State education board right to keep political bias out of history lessons

Published January 14, 2015

Editorial by Winston-Salem Journal, January 12, 2015.

We all want our state’s children to receive an education that imparts to them a sense of civic pride and responsibility, but we don’t want them to be indoctrinated in any particular political dogma. North Carolina parents concerned about that possibility can breathe a little easier now that the state school board has recommended an expanded program of materials available for high-school history teachers to use in class.

An Arlington, Va.-based organization, the Bill of Rights Institute, had received a $100,000 state contract to develop materials for a civics and economics course usually taught in 9th and 10th grades, The Associated Press reported recently. The organization receives funding from foundations associated with David and Charles Koch, politically influential conservatives. Some parents and educators were concerned that the materials might contain political bias and distortions.

But after discussion, the state Department of Public Instruction will now encourage teachers to draw their American history course materials from nearly a dozen sources, not just the Bill of Rights Institute. The sources include the National Humanities Center, the Library of Congress and the state Bar Association.
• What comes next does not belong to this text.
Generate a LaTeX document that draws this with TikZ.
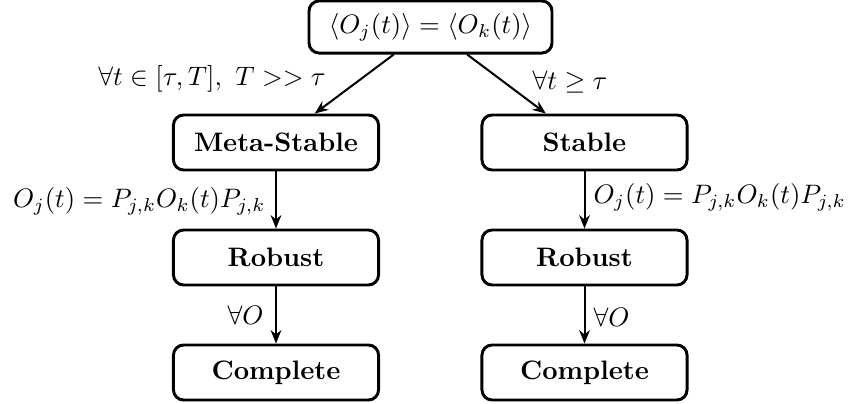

“After the board meeting last time, when there was a discussion about the Bill of Rights Institute, we felt it was important to indicate there are other resources we want teachers to review,” state schools superintendent June Atkinson told the AP. “We also wanted to emphasize that it really is a choice of a teacher in a classroom to determine which resources meet their teaching styles, meet their requirements.”

Starting with the next academic year, at least half of the content of the civics and economics course will be devoted to the country’s founding principles. This is proper and commendable. But for those lessons to promote a partisan political views – especially when our state and our country are politically divided – would not be proper or commendable.